Adolfo Norambuena también ha sido testigo de muchos de estos esos cuentos, pero siempre desde la vereda de enfrente. "Esto ya no es lo que era", dice el hombre dueño de una tostaduría en el local 14 y que desde hace 40 años vende maní, pasas y frutos secos al por mayor. En la puerta de su local, y bajo el inclemente "caregallo" de noviembre, duermen la mona tres habitués del pasaje, que ya hace rato se rindieron sin chistar a las dulces bondades del licor ofertado en la cuadra. "Antes, esto era un centro del comercio, venía gente de distintas partes a comprar mercaderías. Era una época buena, a pesar de que siempre ha habido patos malos. Pero desde hace unos seis años a la fecha la cosa empezó a cambiar para mal".

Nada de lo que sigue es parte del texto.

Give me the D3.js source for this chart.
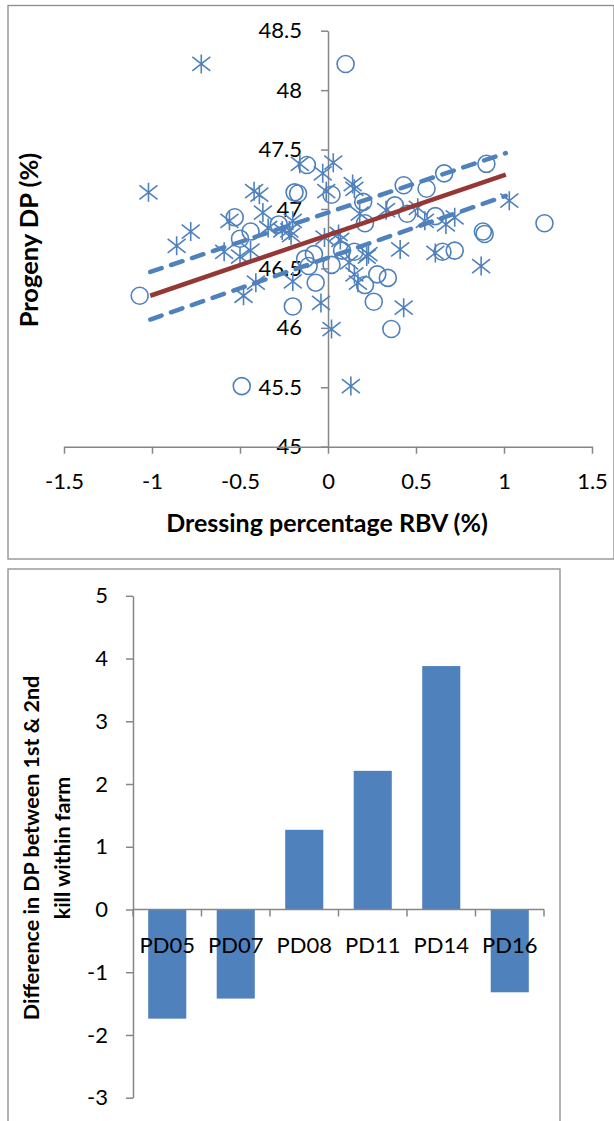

La Vega Central fue fundada en 1895 y muchas de las casas de este pasaje, como la de Juan "sin apellido", datan de 1924. La llegada de los grandes centros comerciales y el objetivo crecimiento de la ciudad dejaron a estos barrios abandonados a su propia suerte. Y la que mejor paga por estos días es la de la pasta base. "Nosotros les decimos los 'italianos', porque vienen acá a buscar pasta", explica Don Mariano, un hombre de muletas nacido en Argentina, pero que desde hace 50 años vende cajones de fruta en la salida del Pasaje Rosas hacia la Avenida La Paz. "(El pasaje) siempre fue bravo, pero ahora está peligroso. Mucha gente se ha ido, porque no aguanta más, pero aveces pasa que vienen de afuera y te das cuenta de lo histórico que es".